Yes, when people employ 'communication', incredible things happen.  For example, take a seemingly useless study of using email to solve math problems.  Turns out people don't do this as well with email as they do in person.  The ordinary person with any degree of skepticism or insight would probably say, 'Well email isn't really designed for solving math problems.'  But I, having penetrated to the real meaning of things, have deduced that when people are in the same room, they can then engage in this act of 'communication'--or as I like to call it, 'talking'.  Via this 'talking' process, people can exchange things such as 'words' and 'sentences'.  Sometimes these sentences may even contain what I like to refer to as 'ideas'.  Furthermore, while engaging in this word-and-sentence exchange process, people can also do things such as 'pointing', 'nodding', and even, 'using-paper-and-pencil-to-solve-math-problems.'  Have you ever tried to use a paper-and-pencil on Twitter? Not all that easy, is it?

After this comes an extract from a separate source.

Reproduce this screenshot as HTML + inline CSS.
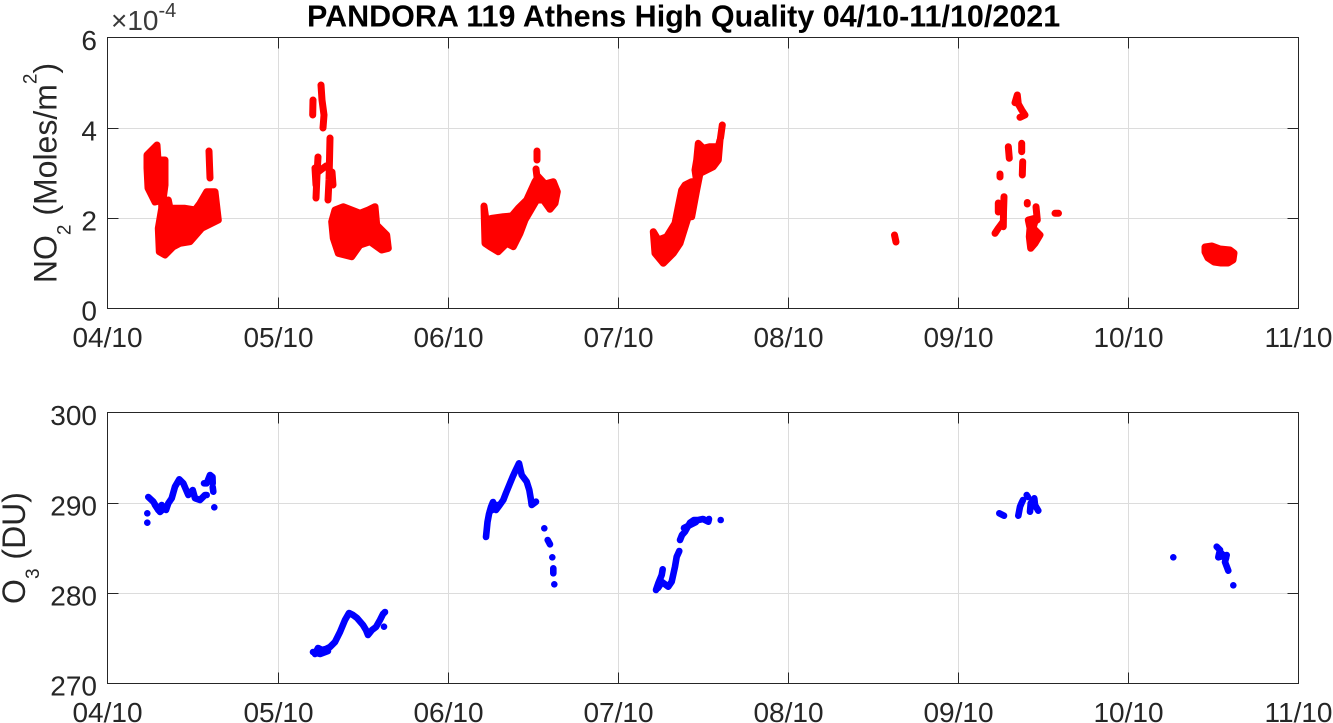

What becomes even more intriguing is that this 'talking' process occurs in other places.  In other words, people don't simply 'talk' while doing math problems for some totally useless psychological research whose only function is to anchor a master's thesis.  People engage in this 'talking' at universities and businesses.  It's almost as though these so-called 'colleges' were designed to bring people into geographic proximity so that they could 'talk' and 'learn' while engaging in 'communication' with one another.  I'm quite sure, however, that I'm the first human being to have noticed that proximity facilitates 'talking to other people.'  After all, email has been around for decades, whereas colleges have been around for centuries.  If I were to do the math, I'm sure we would find that email is the antecedent to colleges.  But let's leave that to mathematicians.  I don't really care for numbers.  The point is is that I dove down below the surface of the waves, braved the deadly deep, and like the heroes of old, returned with a shiny brass ring from the underworld.  Me. David Brooks.  You can't do it. Nope.